Nun, das war ja ein gespaltenes Gedenken. Ihr Denken war ja eigentlich verpönt und man hatte bereits in den Zwanziger Jahren einen Luxemburgismus erfunden, der mit ihrem Denken nichts zu tun hatte. Man hat ihr da diverse Dinge angedichtet, um vergessen zu machen, was die Frau eigentlich wirklich wollte. Dieser Unsinn war sehr erfolgreich. Man findet ihn nach wie vor auf vielen Webseiten und in zahlreichen Büchern sowieso. Das hat man in der DDR anfangs exzessiv gemacht, da gab es ein Buch, wo nochmal alle Märchen wunderbar aufgewärmt wurden. Das wurde den Leuten in der DDR quasi eingeprügelt, auf dass sie möglichst nie auf die Idee kämen, Rosa Luxemburg im Original zu lesen. Andererseits brauchte man natürlich die Leiche. Man musste ja seine eigene Herrschaft legitimieren. Da nahm man sich gerne Leute, die tot waren und sich nicht mehr wehren konnten. Rosa Luxemburg und Karl Liebknecht waren natürlich die Paradepferde. Man stellte sie auf eine Säule und zwar auf eine ganz hohe, damit man sie nicht sah, und ließ am zweiten Sonntag im Januar Zehntausende am vermeintlichen Grab vorbeilaufen. Die Verteufelung der Luxemburg wurde in den späten Fünfziger Jahren zurückgenommen. Nicht in dem Sinne, dass man sie dementiert hätte, man hörte einfach auf darüber zu sprechen, so wie das damals im Ostblock war.

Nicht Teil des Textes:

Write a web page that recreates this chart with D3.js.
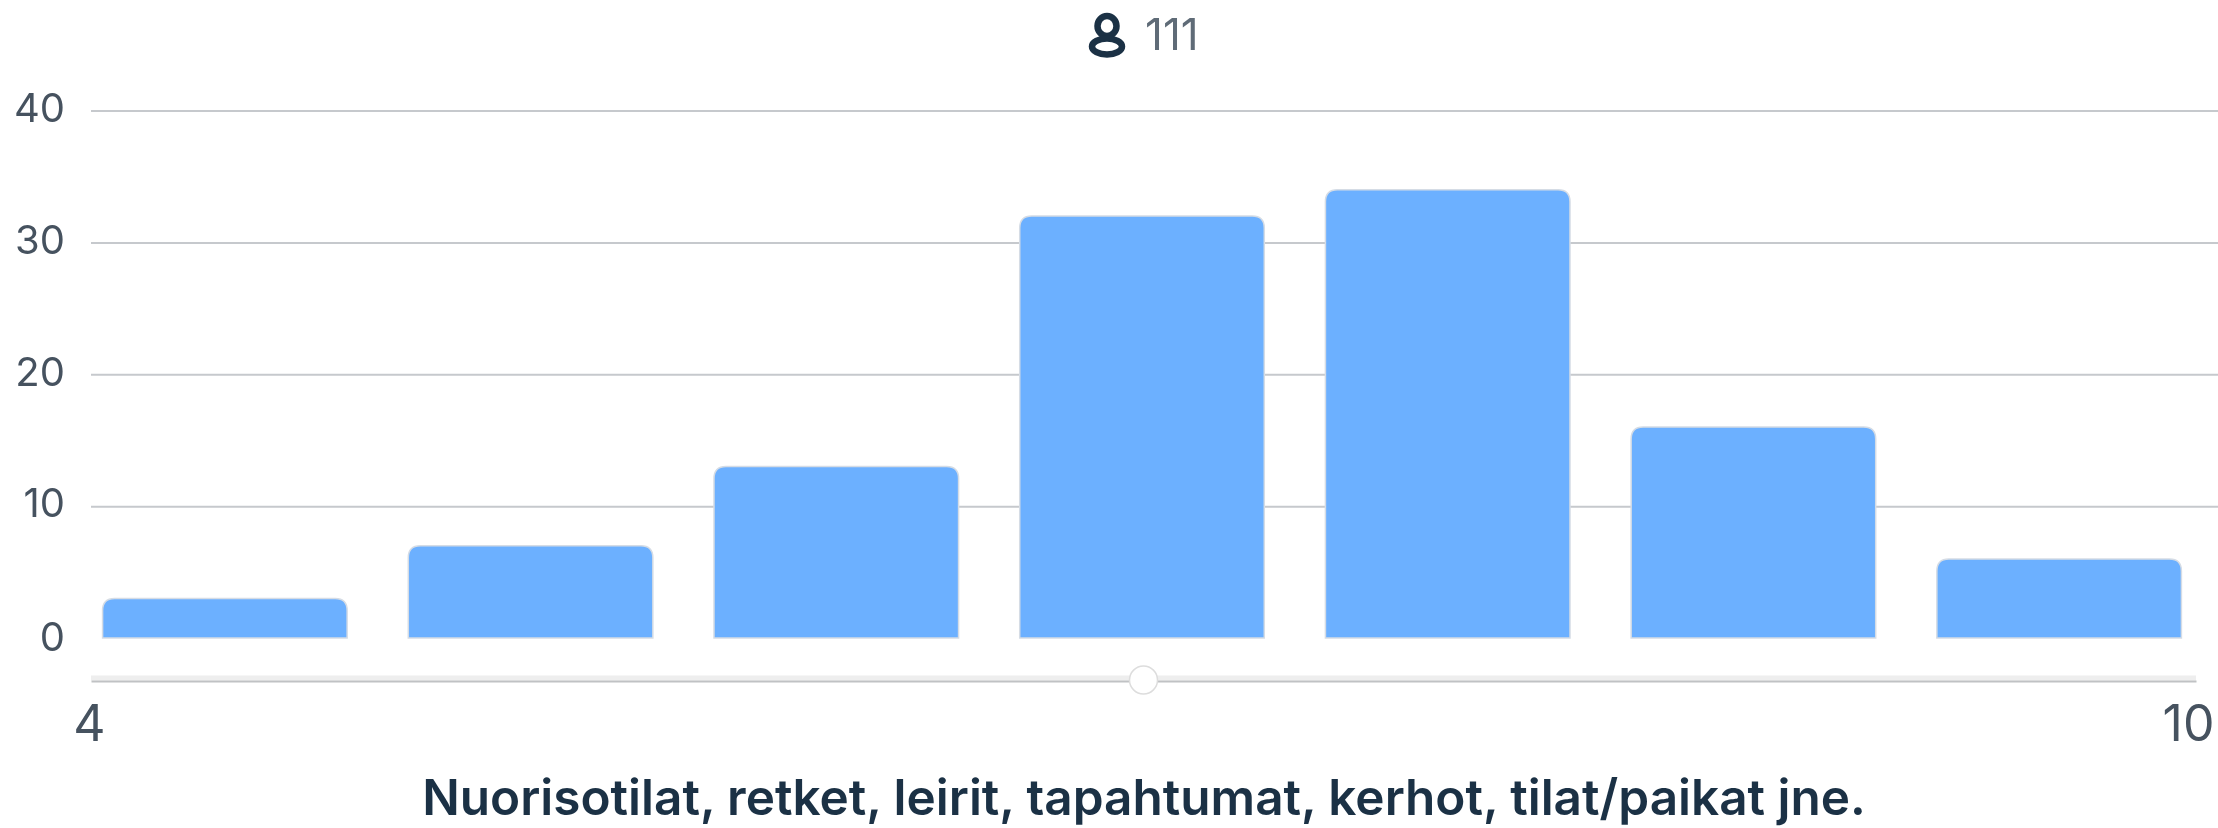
<!DOCTYPE html>
<html>
<head>
<meta charset="utf-8">
<script src="https://cdn.jsdelivr.net/npm/d3@7"></script>
<style>
  html, body { margin: 0; padding: 0; background: #fff; overflow: hidden; }
  text { font-family: Inter, sans-serif; }
  svg { filter: blur(0.6px); }
</style>
</head>
<body>
<svg id="chart"></svg>
<script>
const categories = [4, 5, 6, 7, 8, 9, 10];
const counts = [3, 7, 13, 32, 34, 16, 6];
const yTicks = [0, 10, 20, 30, 40];
const sliderTicks = [4, 10];
const sliderValue = 7;
const respondents = "111";
const title = "Nuorisotilat, retket, leirit, tapahtumat, kerhot, tilat/paikat jne.";

const width = 2218;
const height = 828;
const radius = 12;
const gridColor = "#c6c9cd";
const barColor = "#6cb0ff";
const textColor = "#46525f";
const darkColor = "#1b3145";

const svg = d3.select("#chart")
  .attr("width", width)
  .attr("height", height);

const xScale = d3.scaleBand()
  .domain(categories)
  .range([72, 2212])
  .paddingInner(0.2)
  .paddingOuter(0.1);

const yScale = d3.scaleLinear()
  .domain([0, 40])
  .range([638, 110.5]);

const sliderScale = d3.scaleLinear()
  .domain([4, 10])
  .range([91, 2196]);

// y axis with the grid lines
const yAxis = svg.append("g")
  .attr("transform", "translate(91, 0)")
  .call(d3.axisLeft(yScale).tickValues(yTicks).tickSize(0).tickPadding(26));

yAxis.select(".domain").remove();

yAxis.selectAll(".tick text")
  .attr("fill", textColor)
  .attr("y", d => d === 0 ? 0 : -2)
  .style("font-family", "Inter, sans-serif")
  .style("font-size", "40px");

yAxis.selectAll(".tick")
  .filter(d => d > 0)
  .append("line")
  .attr("x1", 0)
  .attr("x2", width - 91)
  .attr("stroke", gridColor)
  .attr("stroke-width", 2);

// bars, only the top corners are rounded
const barPath = (d, i) => {
  const x0 = xScale(categories[i]);
  const x1 = x0 + xScale.bandwidth();
  const y0 = yScale(0);
  const y1 = yScale(d);
  return `M${x0},${y0}V${y1 + radius}Q${x0},${y1} ${x0 + radius},${y1}`
    + `H${x1 - radius}Q${x1},${y1} ${x1},${y1 + radius}V${y0}Z`;
};

svg.selectAll(".bar")
  .data(counts)
  .enter().append("path")
  .attr("class", "bar")
  .attr("d", barPath)
  .attr("fill", barColor)
  .attr("stroke", "#d5dce5")
  .attr("stroke-width", 1.5);

// slider under the bars
const sliderAxis = svg.append("g")
  .attr("transform", "translate(0, 681)")
  .call(d3.axisBottom(sliderScale).tickValues(sliderTicks).tickSize(0).tickPadding(24).tickFormat(d3.format("d")));

sliderAxis.select(".domain")
  .attr("stroke", "#c0c2c4")
  .attr("stroke-width", 2);

sliderAxis.insert("line", ".domain")
  .attr("x1", sliderScale(4))
  .attr("x2", sliderScale(10))
  .attr("y1", -3)
  .attr("y2", -3)
  .attr("stroke", "#eeeeee")
  .attr("stroke-width", 5);

sliderAxis.selectAll(".tick text")
  .attr("fill", textColor)
  .style("font-family", "Inter, sans-serif")
  .style("font-size", "50px")
  .attr("dx", d => d === 10 ? -8 : -2);

svg.append("circle")
  .attr("cx", sliderScale(sliderValue))
  .attr("cy", 680)
  .attr("r", 14)
  .attr("fill", "#fff")
  .attr("stroke", "#dddddd")
  .attr("stroke-width", 1.5);

// respondent count at the top
const icon = svg.append("g")
  .attr("fill", "none")
  .attr("stroke", darkColor)
  .attr("stroke-width", 6.5);

icon.append("ellipse")
  .attr("cx", 1107)
  .attr("cy", 26)
  .attr("rx", 9.5)
  .attr("ry", 10);

icon.append("ellipse")
  .attr("cx", 1107)
  .attr("cy", 46.5)
  .attr("rx", 15)
  .attr("ry", 8);

svg.append("text")
  .attr("x", 1145)
  .attr("y", 50)
  .attr("fill", "#5f6b77")
  .style("font-size", "44px")
  .style("font-weight", 400)
  .text(respondents);

svg.append("text")
  .attr("x", 1144)
  .attr("y", 815)
  .attr("text-anchor", "middle")
  .attr("fill", darkColor)
  .style("font-size", "49.5px")
  .style("font-weight", 600)
  .text(title);
</script>
</body>
</html>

Was wenige wissen, Rosa Luxemburg war nicht nur politische Aktivistin, sondern auch Übersetzerin, hat Briefe von hoher literarischer Güte geschrieben und Herbarien erstellt. Wie war die Person Rosa Luxemburg?


Luxemburg entstammte einem zwar nicht sehr wohlhabenden, aber sehr gebildeten Bürgertum. Mütterlicherseits stammte sie von einer Rabbinerfamilie ab. Das waren nicht nur Religionslehrer, sondern auch hochgebildete Leute, so dass Bildung in ihrer Familie von je her einen hohen Stellenwert hatte. Der Vater war von seinem Vater zur Ausbildung nach Deutschland geschickt worden. Das war ein Bildungsbürgertum aus einem Landstrich, man muss sich einen Streifen vorstellen, der etwa von der Ostsee bei Estland und Litauen quer durch Polen bis runter nach Odessa ans Schwarze Meer ging. Diese Gegend war mehrsprachig, eine ganz eigene Kultur in unterschiedlichen Staaten, sehr kosmopolitisch. Bei ihr zuhause wurde Polnisch gesprochen. Kein Jiddisch, das war eher verpönt. Die Mutter sprach zusätzlich Französisch. Ihr Abitur hat Rosa Luxemburg mit Auszeichnung und gezwungenermaßen auf Russisch abgelegt. Sie wuchs quasi viersprachig auf, hat früh angefangen zu schreiben und Kultur war quasi die Luft, die sie atmete. In ihrem Elternhaus schätzte man die deutsche Kultur, die Literatur, vor allem Schiller. Manche Experten meinen, dass sie aufgrund ihrer Behinderung ihre intellektuellen Fähigkeiten umso mehr ausgebildet hat. Sie hatte eine hohe Sensibilität und eine sehr ganzheitliche Weltsicht, also sie unterschied nicht groß zwischen Menschen und Tieren. Sie war in die Vögel genauso vernarrt wie in ihre Liebhaber – vielleicht gar noch mehr.